Officially, Raleigh, N.C., has had eight times as much snow as Philly this season
Raleigh's official total for the storm was 2.5 inches. Philadelphia stands at 0.3 inches, and not counting.
Friday was a rarity for schoolchildren in southeastern North Carolina. They got the day off — for snow.
“They get most of their days off for hurricanes,” said Ryan Ellis, a meteorologist at the National Weather Service office in Morehead City, N.C.
It wasn’t exactly an avalanche: Morehead City, on the extreme southeast coast, recorded 0.2 inches, but that is perilously close to Philadelphia’s official 0.3 for the entire winter. Areas farther inland, such as New Bern, with 1.5 inches, got more.
To the north, Raleigh weighed in with 2.5 inches, which would be eight times Philadelphia’s seasonal total.
Philadelphia holds a narrow lead over Morehead City, but the prospects of catching Raleigh before the end of February are looking mighty slim. In fact, not even a stray snowflake has been reported this month.

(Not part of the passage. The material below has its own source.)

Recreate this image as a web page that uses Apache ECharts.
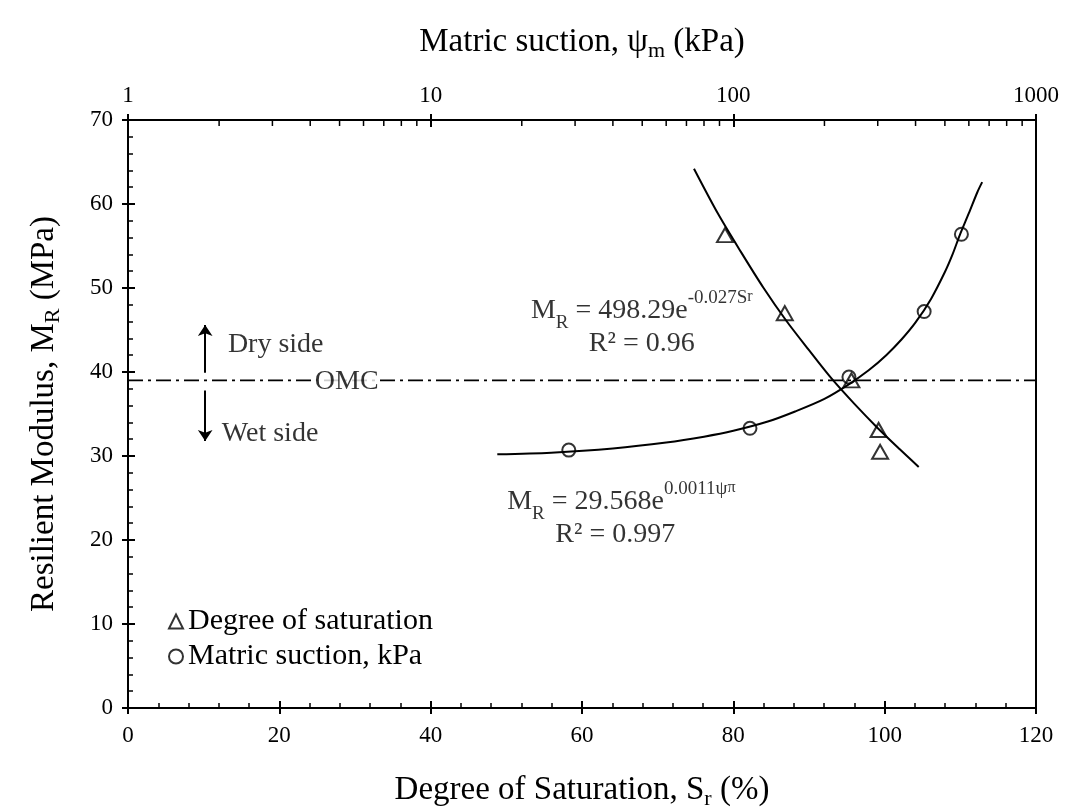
<!DOCTYPE html>
<html>
<head>
<meta charset="utf-8">
<script src="https://cdn.jsdelivr.net/npm/echarts@6/dist/echarts.min.js"></script>
<style>html,body{margin:0;padding:0;background:#fff;}#c{width:1065px;height:807px;}</style>
</head>
<body>
<div id="c"></div>
<script>
// ---- data ----
const satX = [78.9, 86.8, 95.6, 99.2, 99.4];          // degree of saturation (%)
const satY = [56.3, 47.0, 39.0, 33.1, 30.5];          // MR (MPa)
const sucX = [28.6, 113.5, 241, 427, 567];            // matric suction (kPa)
const sucY = [30.7, 33.3, 39.4, 47.2, 56.4];          // MR (MPa)
const satFitX = [74.8, 78, 81, 84, 87, 90, 93, 96, 99, 102, 104.5];
const satFitY = [64.2, 58.8, 54.3, 50.0, 46.1, 42.6, 39.2, 36.2, 33.4, 30.8, 28.7];
const sucFitX = [16.6, 25, 40, 60, 80, 100, 130, 160, 200, 240, 280, 320, 360, 400, 450, 500, 530, 560, 600, 640, 664];
const sucFitY = [30.2, 30.4, 30.9, 31.6, 32.3, 33.0, 34.1, 35.3, 36.8, 38.5, 40.2, 42.0, 43.9, 45.9, 48.7, 51.9, 54.0, 56.3, 58.9, 61.4, 62.6];
const omcValue = 39;
const topMinorTicks = [2,3,4,5,6,7,8,9,20,30,40,50,60,70,80,90,200,300,400,500,600,700,800,900];
const bottomTicks = { min: 0, max: 120, interval: 20 };
const leftTicks = { min: 0, max: 70, interval: 10 };
const topTicks = { min: 1, max: 1000 };
const legendNames = ['Degree of saturation', 'Matric suction, kPa'];

const FONT = 'Liberation Serif';
const zip = (a, b) => a.map((v, i) => [v, b[i]]);
const black = '#000';

const chart = echarts.init(document.getElementById('c'), null, { renderer: 'canvas' });

const mkLine = () => ({ show: true, onZero: false, lineStyle: { color: black, width: 2 } });
const labelStyle = () => ({ color: black, fontFamily: FONT, fontSize: 23 });
const titleRich = () => ({ rich: {
  t: { fontFamily: FONT, fontSize: 33, color: black, lineHeight: 40 },
  sub: { fontFamily: FONT, fontSize: 22, color: black, verticalAlign: 'bottom', lineHeight: 32 }
} });

const option = {
  backgroundColor: '#fff',
  animation: false,
  grid: { left: 128, right: 29, top: 120, bottom: 99, containLabel: false, outerBoundsMode: 'none' },
  legend: {
    orient: 'vertical', left: 168, top: 604, itemGap: 0, padding: 0,
    itemWidth: 14, itemHeight: 14,
    data: legendNames,
    textStyle: { color: black, fontFamily: FONT, fontSize: 30, lineHeight: 35 }
  },
  xAxis: [
    { // bottom main
      type: 'value', position: 'bottom', min: bottomTicks.min, max: bottomTicks.max, interval: bottomTicks.interval,
      name: '{t|Degree of Saturation, S}{sub|r}{t| (%)}', nameLocation: 'middle', nameGap: 62,
      nameTextStyle: titleRich(),
      axisLine: mkLine(), splitLine: { show: false },
      axisTick: { show: true, inside: true, length: 7, lineStyle: { color: black, width: 2 } },
      minorTick: { show: true, splitNumber: 5, length: 5, lineStyle: { color: black, width: 1.5 } },
      axisLabel: Object.assign({ margin: 16 }, labelStyle())
    },
    { // top log
      type: 'log', logBase: 10, position: 'top', min: topTicks.min, max: topTicks.max,
      name: '{t|Matric suction, ψ}{sub|m}{t| (kPa)}', nameLocation: 'middle', nameGap: 58,
      nameTextStyle: titleRich(),
      axisLine: mkLine(), splitLine: { show: false },
      axisTick: { show: true, inside: true, length: 7, lineStyle: { color: black, width: 2 } },
      axisLabel: Object.assign({ margin: 13, formatter: v => String(v) }, labelStyle())
    },
    { // bottom outer ticks
      type: 'value', position: 'bottom', min: bottomTicks.min, max: bottomTicks.max, interval: bottomTicks.interval,
      axisLine: { show: false, onZero: false }, splitLine: { show: false }, axisLabel: { show: false },
      axisTick: { show: true, inside: false, length: 6, lineStyle: { color: black, width: 2 } }
    },
    { // top outer ticks
      type: 'log', logBase: 10, position: 'top', min: topTicks.min, max: topTicks.max,
      axisLine: { show: false, onZero: false }, splitLine: { show: false }, axisLabel: { show: false },
      axisTick: { show: true, inside: false, length: 6, lineStyle: { color: black, width: 2 } }
    }
  ],
  yAxis: [
    {
      type: 'value', position: 'left', min: leftTicks.min, max: leftTicks.max, interval: leftTicks.interval,
      name: '{t|Resilient Modulus, M}{sub|R}{t| (MPa)}', nameLocation: 'middle', nameGap: 64,
      nameTextStyle: titleRich(),
      axisLine: mkLine(), splitLine: { show: false },
      axisTick: { show: true, inside: true, length: 7, lineStyle: { color: black, width: 2 } },
      minorTick: { show: true, splitNumber: 5, length: 5, lineStyle: { color: black, width: 1.5 } },
      axisLabel: Object.assign({ margin: 15 }, labelStyle())
    },
    {
      type: 'value', position: 'left', min: leftTicks.min, max: leftTicks.max, interval: leftTicks.interval,
      axisLine: { show: false, onZero: false }, splitLine: { show: false }, axisLabel: { show: false },
      axisTick: { show: true, inside: false, length: 6, lineStyle: { color: black, width: 2 } }
    },
    {
      type: 'value', position: 'right', min: leftTicks.min, max: leftTicks.max,
      axisLine: mkLine(), splitLine: { show: false }, axisLabel: { show: false }, axisTick: { show: false }
    }
  ],
  series: [
    { // OMC line
      type: 'line', xAxisIndex: 0, yAxisIndex: 0, symbol: 'none', silent: true,
      data: [[bottomTicks.min, omcValue], [bottomTicks.max, omcValue]],
      lineStyle: { color: black, width: 1.6, type: [15, 5, 3, 5] }, z: 1
    },
    { // fitted curve, saturation
      type: 'line', xAxisIndex: 0, yAxisIndex: 0, symbol: 'none', smooth: 0.3,
      data: zip(satFitX, satFitY), lineStyle: { color: black, width: 2 }, z: 2
    },
    { // fitted curve, suction
      type: 'line', xAxisIndex: 1, yAxisIndex: 0, symbol: 'none', smooth: 0.3,
      data: zip(sucFitX, sucFitY), lineStyle: { color: black, width: 2 }, z: 2
    },
    {
      name: legendNames[0], type: 'scatter', xAxisIndex: 0, yAxisIndex: 0,
      symbol: 'triangle', symbolSize: [16, 14],
      itemStyle: { color: 'rgba(255,255,255,0)', borderColor: black, borderWidth: 2 },
      data: zip(satX, satY), z: 5
    },
    {
      name: legendNames[1], type: 'scatter', xAxisIndex: 1, yAxisIndex: 0,
      symbol: 'circle', symbolSize: 13,
      itemStyle: { color: 'rgba(255,255,255,0)', borderColor: black, borderWidth: 2 },
      data: zip(sucX, sucY), z: 5
    },
    { // top minor ticks (log)
      type: 'custom', xAxisIndex: 1, yAxisIndex: 0, silent: true,
      data: topMinorTicks.map(v => [v, leftTicks.max]),
      renderItem: function (params, api) {
        const p = api.coord([api.value(0), api.value(1)]);
        return { type: 'line', shape: { x1: p[0], y1: p[1], x2: p[0], y2: p[1] + 6 }, style: { stroke: black, lineWidth: 1.5 } };
      }, z: 3
    },
    { // arrows dry/wet
      type: 'lines', coordinateSystem: 'cartesian2d', xAxisIndex: 0, yAxisIndex: 0, silent: true,
      symbol: ['none', 'arrow'], symbolSize: 11,
      lineStyle: { color: black, width: 2, opacity: 1 },
      data: [
        { coords: [[10.2, 39.9], [10.2, 45.6]] },
        { coords: [[10.2, 37.8], [10.2, 31.8]] }
      ], z: 3
    },
    { // text annotations
      type: 'scatter', xAxisIndex: 0, yAxisIndex: 0, symbolSize: 0, silent: true, z: 6,
      label: {
        show: true, position: 'inside', color: black, fontFamily: FONT, fontSize: 28,
        formatter: p => p.data.t,
        rich: {
          t: { fontFamily: FONT, fontSize: 28, color: black, lineHeight: 34 },
          sub: { fontFamily: FONT, fontSize: 19, color: black, verticalAlign: 'bottom', lineHeight: 26 },
          sup: { fontFamily: FONT, fontSize: 19, color: black, verticalAlign: 'top', lineHeight: 44 },
          supsub: { fontFamily: FONT, fontSize: 16, color: black, verticalAlign: 'top', lineHeight: 38 }
        }
      },
      data: [
        { value: [28.9, omcValue], t: 'OMC', label: { backgroundColor: '#fff', padding: [0, 1], offset: [0, 1] } },
        { value: [13.2, 43.25], t: 'Dry side', label: { align: 'left' } },
        { value: [12.4, 32.7], t: 'Wet side', label: { align: 'left' } },
        { value: [67.9, 47.3], t: '{t|M}{sub|R}{t| = 498.29e}{sup|-0.027S}{supsub|r}' },
        { value: [67.9, 43.4], t: '{t|R² = 0.96}' },
        { value: [65.2, 24.6], t: '{t|M}{sub|R}{t| = 29.568e}{sup|0.0011ψ}{supsub|π}' },
        { value: [64.4, 20.65], t: '{t|R² = 0.997}' }
      ]
    }
  ]
};
chart.setOption(option);
</script>
</body>
</html>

Not even a rumor or a computer hallucination is in sight.
Friday will be only the third day this month that daily temperatures will finish below normal in Philadelphia. The forecast calls for readings approaching 50 degrees Saturday and then creeping back into the 50s with rain possible Monday night through Thursday.
The government’s March outlook sees the odds favoring below-normal temperatures around here, but watch out North Carolina: It sees stronger odds for a colder-than-average month down that way.
If the snow Thursday night into early Friday turns out to have been an hors d’oeuvres, southeastern North Carolina digested it well, said Ellis.
“It was a low-impact event,” he said. The ground was so warm that the snow had trouble sticking.
Truth be told, he said, the schools could have opened. But the Rubicon was crossed; schools made their decisions on Wednesday.
Ellis’ colleague, South Jersey native Michael Lee, had said the region appeared to be divided about the snow: “Half the people are excited, and half are frustrated. Some people move here to get out of the snow.”
Ellis’s sentiments are with the latter half. He grew up in New York’s Hudson Valley.
“I’m in the camp that never wants to see it,” he said.